* [INFORMATION PROVIDED]
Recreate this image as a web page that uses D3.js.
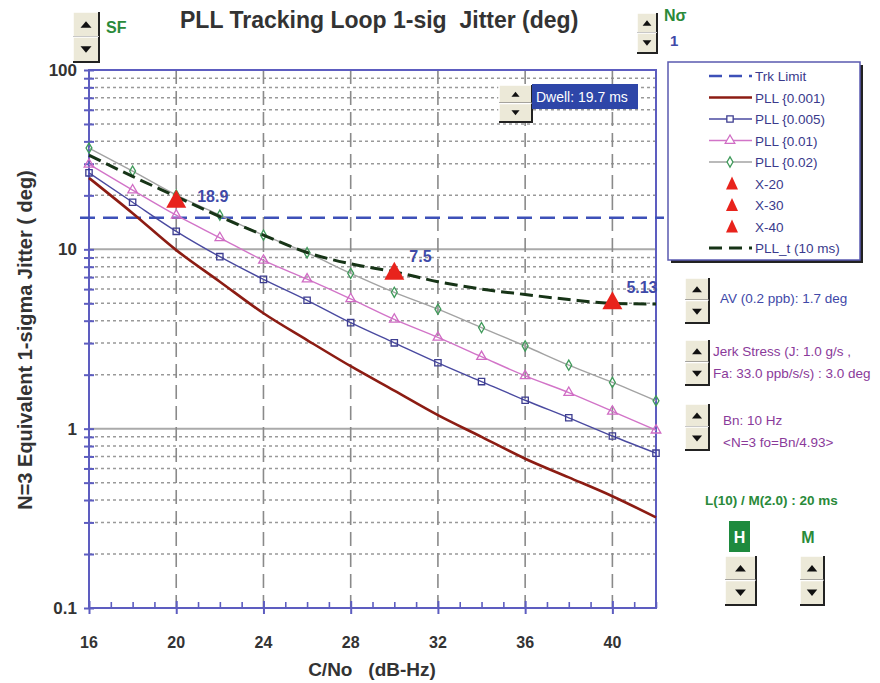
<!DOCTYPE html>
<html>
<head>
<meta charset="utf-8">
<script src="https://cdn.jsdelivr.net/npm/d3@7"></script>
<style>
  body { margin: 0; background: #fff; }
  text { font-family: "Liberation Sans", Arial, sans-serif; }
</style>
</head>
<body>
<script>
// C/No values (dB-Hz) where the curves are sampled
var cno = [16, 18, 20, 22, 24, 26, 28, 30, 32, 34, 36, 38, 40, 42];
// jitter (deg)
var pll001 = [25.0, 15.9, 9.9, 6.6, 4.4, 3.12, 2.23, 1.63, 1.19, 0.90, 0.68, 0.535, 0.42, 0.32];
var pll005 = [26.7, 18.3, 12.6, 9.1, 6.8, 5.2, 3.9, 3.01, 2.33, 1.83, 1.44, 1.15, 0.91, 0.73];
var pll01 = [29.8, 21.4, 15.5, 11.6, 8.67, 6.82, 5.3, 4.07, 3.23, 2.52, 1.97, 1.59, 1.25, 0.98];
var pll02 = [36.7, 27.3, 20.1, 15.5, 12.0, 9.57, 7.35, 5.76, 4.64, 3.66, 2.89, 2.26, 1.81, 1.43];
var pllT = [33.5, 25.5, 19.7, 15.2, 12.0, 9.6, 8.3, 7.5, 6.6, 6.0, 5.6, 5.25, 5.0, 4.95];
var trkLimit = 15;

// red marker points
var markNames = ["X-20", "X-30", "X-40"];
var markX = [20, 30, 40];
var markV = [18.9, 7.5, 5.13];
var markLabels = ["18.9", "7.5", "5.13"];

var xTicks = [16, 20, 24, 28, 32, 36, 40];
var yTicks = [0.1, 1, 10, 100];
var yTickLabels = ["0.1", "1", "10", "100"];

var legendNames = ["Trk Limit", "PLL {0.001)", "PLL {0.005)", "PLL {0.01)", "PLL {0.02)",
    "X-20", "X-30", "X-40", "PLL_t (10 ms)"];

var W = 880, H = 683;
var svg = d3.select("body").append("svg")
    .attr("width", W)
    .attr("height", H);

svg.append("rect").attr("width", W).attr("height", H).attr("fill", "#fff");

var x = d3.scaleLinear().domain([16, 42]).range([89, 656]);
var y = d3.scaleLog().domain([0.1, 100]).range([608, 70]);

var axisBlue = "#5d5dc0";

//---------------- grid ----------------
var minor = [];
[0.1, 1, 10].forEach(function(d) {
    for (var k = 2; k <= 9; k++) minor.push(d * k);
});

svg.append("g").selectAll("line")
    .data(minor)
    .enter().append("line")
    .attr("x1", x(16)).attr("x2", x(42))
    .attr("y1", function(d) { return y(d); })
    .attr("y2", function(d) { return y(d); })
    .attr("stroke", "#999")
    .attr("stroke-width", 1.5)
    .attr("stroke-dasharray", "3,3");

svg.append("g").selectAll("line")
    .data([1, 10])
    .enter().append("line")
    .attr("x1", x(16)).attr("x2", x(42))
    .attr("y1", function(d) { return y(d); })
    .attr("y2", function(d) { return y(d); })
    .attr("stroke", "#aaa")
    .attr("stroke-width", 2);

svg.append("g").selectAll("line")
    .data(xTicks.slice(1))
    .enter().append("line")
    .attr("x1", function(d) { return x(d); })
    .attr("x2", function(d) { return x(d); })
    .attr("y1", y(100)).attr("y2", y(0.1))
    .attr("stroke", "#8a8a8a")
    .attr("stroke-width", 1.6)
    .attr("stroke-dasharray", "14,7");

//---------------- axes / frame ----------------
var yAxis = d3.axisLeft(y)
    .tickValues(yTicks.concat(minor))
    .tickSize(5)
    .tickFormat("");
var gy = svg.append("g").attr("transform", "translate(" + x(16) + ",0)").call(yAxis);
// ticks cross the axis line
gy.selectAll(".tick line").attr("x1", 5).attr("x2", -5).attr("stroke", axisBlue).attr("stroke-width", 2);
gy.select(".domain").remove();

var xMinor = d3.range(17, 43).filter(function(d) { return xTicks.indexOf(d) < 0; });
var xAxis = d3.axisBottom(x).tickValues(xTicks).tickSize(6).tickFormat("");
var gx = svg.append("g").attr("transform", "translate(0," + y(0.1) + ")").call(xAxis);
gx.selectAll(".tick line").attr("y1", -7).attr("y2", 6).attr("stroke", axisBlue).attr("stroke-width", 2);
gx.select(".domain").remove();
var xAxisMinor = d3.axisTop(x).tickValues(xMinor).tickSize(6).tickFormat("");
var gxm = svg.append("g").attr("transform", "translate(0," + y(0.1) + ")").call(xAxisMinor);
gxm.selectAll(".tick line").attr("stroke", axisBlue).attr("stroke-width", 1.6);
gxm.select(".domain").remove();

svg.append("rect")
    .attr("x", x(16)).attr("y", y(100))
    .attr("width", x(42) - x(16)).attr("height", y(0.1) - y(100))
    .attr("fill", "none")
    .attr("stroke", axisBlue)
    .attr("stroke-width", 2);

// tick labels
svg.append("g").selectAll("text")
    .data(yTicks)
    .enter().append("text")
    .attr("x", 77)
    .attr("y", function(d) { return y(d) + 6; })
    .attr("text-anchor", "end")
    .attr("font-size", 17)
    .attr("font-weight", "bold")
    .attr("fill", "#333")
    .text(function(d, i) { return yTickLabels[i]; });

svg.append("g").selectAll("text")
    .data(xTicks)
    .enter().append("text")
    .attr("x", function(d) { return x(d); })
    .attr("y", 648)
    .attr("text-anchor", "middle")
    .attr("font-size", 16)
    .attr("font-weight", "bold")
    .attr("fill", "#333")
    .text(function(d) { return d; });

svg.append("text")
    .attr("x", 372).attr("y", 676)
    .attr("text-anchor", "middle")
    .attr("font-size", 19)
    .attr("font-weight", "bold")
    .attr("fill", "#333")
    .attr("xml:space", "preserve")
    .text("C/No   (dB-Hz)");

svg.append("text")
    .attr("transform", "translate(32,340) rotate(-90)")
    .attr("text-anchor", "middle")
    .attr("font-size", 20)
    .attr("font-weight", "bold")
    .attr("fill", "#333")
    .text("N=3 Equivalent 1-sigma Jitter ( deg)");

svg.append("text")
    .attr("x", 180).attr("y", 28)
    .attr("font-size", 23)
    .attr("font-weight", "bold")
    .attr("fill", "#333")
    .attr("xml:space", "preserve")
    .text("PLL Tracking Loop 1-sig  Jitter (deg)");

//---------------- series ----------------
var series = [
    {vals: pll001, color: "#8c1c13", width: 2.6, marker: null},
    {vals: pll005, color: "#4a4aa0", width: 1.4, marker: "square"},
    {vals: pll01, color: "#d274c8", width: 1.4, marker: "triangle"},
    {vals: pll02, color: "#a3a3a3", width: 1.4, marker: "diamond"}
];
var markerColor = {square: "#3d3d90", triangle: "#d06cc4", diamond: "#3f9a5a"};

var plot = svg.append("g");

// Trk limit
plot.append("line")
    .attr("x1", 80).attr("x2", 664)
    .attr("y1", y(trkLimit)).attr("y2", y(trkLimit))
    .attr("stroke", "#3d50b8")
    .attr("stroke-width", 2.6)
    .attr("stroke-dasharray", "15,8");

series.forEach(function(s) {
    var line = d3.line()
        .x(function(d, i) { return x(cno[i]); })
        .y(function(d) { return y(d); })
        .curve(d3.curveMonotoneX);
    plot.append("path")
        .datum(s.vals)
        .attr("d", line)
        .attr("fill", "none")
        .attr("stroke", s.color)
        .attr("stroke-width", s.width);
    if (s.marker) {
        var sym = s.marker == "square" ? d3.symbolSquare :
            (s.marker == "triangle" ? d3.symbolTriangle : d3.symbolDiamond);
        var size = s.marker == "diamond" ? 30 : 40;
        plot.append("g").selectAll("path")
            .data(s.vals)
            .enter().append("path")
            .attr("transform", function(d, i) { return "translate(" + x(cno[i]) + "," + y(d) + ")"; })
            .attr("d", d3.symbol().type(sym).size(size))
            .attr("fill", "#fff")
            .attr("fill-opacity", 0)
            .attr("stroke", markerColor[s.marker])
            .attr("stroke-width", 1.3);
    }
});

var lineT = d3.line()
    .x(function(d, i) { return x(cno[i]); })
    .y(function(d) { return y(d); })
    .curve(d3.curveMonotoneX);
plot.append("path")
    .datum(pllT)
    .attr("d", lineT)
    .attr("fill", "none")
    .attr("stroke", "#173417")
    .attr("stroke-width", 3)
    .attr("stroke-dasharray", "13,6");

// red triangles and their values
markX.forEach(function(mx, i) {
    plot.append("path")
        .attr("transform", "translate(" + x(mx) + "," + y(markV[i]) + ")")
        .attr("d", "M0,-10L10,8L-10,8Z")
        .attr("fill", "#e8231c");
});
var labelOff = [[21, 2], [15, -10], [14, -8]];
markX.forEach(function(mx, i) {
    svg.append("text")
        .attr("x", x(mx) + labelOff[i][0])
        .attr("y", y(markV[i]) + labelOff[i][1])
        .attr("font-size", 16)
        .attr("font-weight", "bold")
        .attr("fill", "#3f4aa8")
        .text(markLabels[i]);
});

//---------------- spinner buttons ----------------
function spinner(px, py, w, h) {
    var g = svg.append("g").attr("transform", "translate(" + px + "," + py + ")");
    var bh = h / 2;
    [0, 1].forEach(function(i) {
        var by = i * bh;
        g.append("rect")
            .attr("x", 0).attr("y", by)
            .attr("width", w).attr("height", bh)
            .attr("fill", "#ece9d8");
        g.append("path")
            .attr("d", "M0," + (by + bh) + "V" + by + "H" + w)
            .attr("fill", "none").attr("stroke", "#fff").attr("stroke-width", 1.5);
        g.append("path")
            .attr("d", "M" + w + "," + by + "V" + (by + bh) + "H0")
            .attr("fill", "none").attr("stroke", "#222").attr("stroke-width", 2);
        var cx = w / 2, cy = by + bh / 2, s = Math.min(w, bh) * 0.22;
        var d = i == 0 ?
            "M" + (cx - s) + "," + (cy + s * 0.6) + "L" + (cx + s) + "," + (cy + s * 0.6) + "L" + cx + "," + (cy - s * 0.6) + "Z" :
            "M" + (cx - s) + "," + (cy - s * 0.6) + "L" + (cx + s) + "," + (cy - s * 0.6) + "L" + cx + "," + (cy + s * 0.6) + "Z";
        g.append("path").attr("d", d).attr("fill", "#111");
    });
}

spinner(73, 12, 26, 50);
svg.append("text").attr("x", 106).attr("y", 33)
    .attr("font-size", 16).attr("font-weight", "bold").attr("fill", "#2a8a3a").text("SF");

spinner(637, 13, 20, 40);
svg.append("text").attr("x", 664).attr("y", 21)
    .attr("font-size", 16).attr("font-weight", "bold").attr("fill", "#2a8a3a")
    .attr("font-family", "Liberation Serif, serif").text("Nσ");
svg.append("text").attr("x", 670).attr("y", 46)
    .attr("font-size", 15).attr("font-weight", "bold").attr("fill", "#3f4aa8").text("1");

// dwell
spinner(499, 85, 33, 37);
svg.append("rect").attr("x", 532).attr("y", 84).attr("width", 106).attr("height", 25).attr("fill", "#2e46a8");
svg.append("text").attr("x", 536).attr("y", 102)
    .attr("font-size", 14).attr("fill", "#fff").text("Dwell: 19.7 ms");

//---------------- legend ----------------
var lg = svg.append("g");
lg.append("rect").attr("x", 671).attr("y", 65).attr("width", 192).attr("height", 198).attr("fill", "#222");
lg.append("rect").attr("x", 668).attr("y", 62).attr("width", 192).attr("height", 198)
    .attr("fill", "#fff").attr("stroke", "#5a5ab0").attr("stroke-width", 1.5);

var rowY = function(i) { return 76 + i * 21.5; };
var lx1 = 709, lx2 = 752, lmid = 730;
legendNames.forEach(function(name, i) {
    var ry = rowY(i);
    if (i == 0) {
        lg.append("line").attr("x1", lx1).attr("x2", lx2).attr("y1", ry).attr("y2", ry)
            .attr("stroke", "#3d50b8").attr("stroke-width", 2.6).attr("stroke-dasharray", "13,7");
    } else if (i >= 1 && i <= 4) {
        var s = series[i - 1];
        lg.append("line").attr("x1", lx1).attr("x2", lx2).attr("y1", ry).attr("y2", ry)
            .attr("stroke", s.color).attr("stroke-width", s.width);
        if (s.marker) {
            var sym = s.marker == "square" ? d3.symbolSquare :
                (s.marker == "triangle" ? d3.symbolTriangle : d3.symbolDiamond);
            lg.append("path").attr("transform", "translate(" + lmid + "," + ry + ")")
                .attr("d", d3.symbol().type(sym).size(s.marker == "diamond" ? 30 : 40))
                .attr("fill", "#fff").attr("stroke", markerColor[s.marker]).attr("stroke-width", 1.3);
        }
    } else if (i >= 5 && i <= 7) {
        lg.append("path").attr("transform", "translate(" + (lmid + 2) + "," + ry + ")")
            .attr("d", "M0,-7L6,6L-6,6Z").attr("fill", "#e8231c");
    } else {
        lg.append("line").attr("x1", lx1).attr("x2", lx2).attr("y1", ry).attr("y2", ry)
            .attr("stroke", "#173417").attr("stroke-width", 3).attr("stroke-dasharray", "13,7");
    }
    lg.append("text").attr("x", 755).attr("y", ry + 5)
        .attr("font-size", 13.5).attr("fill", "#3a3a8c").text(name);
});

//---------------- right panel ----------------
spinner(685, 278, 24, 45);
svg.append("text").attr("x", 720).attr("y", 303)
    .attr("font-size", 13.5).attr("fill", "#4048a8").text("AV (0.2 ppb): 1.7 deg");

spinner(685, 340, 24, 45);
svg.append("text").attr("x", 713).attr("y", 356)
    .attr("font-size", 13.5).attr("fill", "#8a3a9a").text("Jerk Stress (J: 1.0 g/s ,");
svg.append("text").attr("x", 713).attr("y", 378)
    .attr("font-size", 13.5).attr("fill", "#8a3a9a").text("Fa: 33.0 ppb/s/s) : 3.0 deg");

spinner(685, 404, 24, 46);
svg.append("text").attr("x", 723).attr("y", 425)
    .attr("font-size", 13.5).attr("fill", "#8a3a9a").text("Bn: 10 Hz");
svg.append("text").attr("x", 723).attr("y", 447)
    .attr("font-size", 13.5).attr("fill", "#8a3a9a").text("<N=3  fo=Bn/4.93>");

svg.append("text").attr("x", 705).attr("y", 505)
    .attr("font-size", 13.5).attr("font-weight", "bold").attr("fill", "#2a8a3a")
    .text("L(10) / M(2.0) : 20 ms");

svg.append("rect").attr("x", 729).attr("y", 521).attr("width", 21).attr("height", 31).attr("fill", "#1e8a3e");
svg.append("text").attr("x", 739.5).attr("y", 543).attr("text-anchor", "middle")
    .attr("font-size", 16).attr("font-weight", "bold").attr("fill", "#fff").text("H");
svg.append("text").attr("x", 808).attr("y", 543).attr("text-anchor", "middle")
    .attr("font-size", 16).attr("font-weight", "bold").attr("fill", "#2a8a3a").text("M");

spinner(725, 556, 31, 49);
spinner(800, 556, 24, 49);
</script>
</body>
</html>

* [INSTRUCTIONS FOR THE TASK] Reproduce the material above from its first line through the line containing "var y = d3.scaleLog().domain([0.1, 100]).range([608, 70]);", both ends included, and skip every picture.

* [RESPONSE]
Recreate this image as a web page that uses D3.js.
<!DOCTYPE html>
<html>
<head>
<meta charset="utf-8">
<script src="https://cdn.jsdelivr.net/npm/d3@7"></script>
<style>
  body { margin: 0; background: #fff; }
  text { font-family: "Liberation Sans", Arial, sans-serif; }
</style>
</head>
<body>
<script>
// C/No values (dB-Hz) where the curves are sampled
var cno = [16, 18, 20, 22, 24, 26, 28, 30, 32, 34, 36, 38, 40, 42];
// jitter (deg)
var pll001 = [25.0, 15.9, 9.9, 6.6, 4.4, 3.12, 2.23, 1.63, 1.19, 0.90, 0.68, 0.535, 0.42, 0.32];
var pll005 = [26.7, 18.3, 12.6, 9.1, 6.8, 5.2, 3.9, 3.01, 2.33, 1.83, 1.44, 1.15, 0.91, 0.73];
var pll01 = [29.8, 21.4, 15.5, 11.6, 8.67, 6.82, 5.3, 4.07, 3.23, 2.52, 1.97, 1.59, 1.25, 0.98];
var pll02 = [36.7, 27.3, 20.1, 15.5, 12.0, 9.57, 7.35, 5.76, 4.64, 3.66, 2.89, 2.26, 1.81, 1.43];
var pllT = [33.5, 25.5, 19.7, 15.2, 12.0, 9.6, 8.3, 7.5, 6.6, 6.0, 5.6, 5.25, 5.0, 4.95];
var trkLimit = 15;

// red marker points
var markNames = ["X-20", "X-30", "X-40"];
var markX = [20, 30, 40];
var markV = [18.9, 7.5, 5.13];
var markLabels = ["18.9", "7.5", "5.13"];

var xTicks = [16, 20, 24, 28, 32, 36, 40];
var yTicks = [0.1, 1, 10, 100];
var yTickLabels = ["0.1", "1", "10", "100"];

var legendNames = ["Trk Limit", "PLL {0.001)", "PLL {0.005)", "PLL {0.01)", "PLL {0.02)",
    "X-20", "X-30", "X-40", "PLL_t (10 ms)"];

var W = 880, H = 683;
var svg = d3.select("body").append("svg")
    .attr("width", W)
    .attr("height", H);

svg.append("rect").attr("width", W).attr("height", H).attr("fill", "#fff");

var x = d3.scaleLinear().domain([16, 42]).range([89, 656]);
var y = d3.scaleLog().domain([0.1, 100]).range([608, 70]);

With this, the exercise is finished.